Fast-forward a year and 23-year-old Wu is his country's highest-ranked male player at 59 in the world and about to spearhead a landmark assault at the French Open where an 86-year wait for a Chinese man to play in the main draw finally comes to an end.
Wu will not be alone when the season's second major gets underway on Sunday as Zhang Zhizhen and qualifier Shang Juncheng make it three Chinese men in the tournament, all of them having also made the main draw in Australia in January.
"The excitement in China around the top Chinese male players is palpable now and there is strong media interest linked to the breakthrough of these players on tour," ATP executive vice-president Alison Lee told AFP.

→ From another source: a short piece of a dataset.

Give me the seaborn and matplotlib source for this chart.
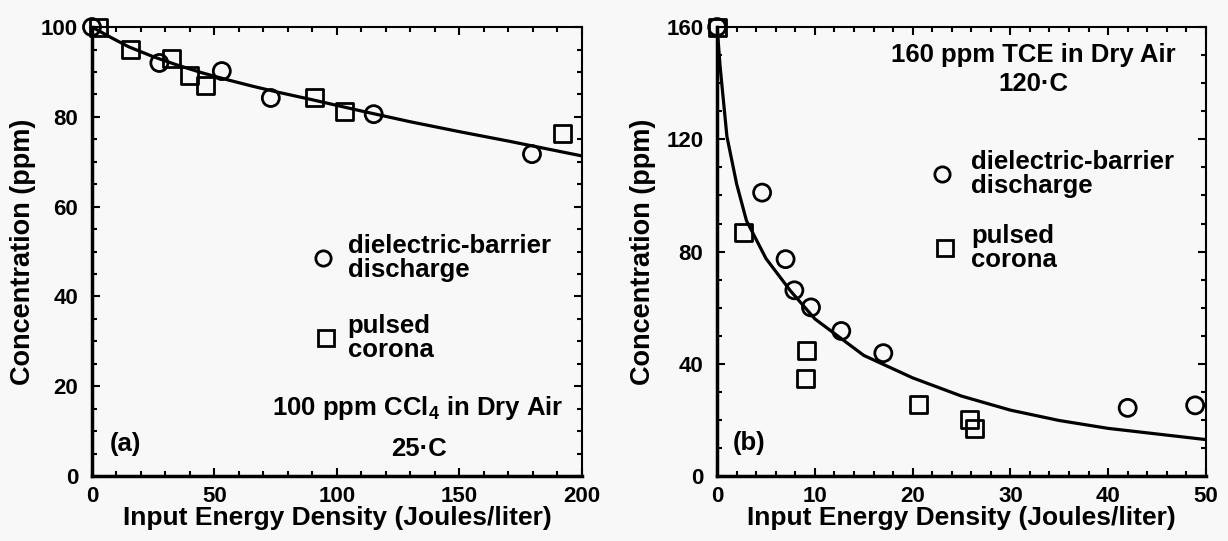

The long forgotten Kho Sin-Khie, the son of an eggplant farmer, and Choy Wai-Chuen, a Cambridge scholar, were the last men to represent China in the French capital way back in 1937.
Long overshadowed by their female counterparts, Wu and Zhang have been racking up an impressive series of 'firsts'.
Wu was the first Chinese man to make the third round of the US Open in 2022 where it took world number one and defending champion Daniil Medvedev to stop him.
He took his new-found celebrity status with good humour.
"I'm a good-looking guy, I guess," he replied when told he was the hottest topic trending on Chinese social media.Earlier this year, Wu became the first Chinese player to win an ATP Tour title in Dallas.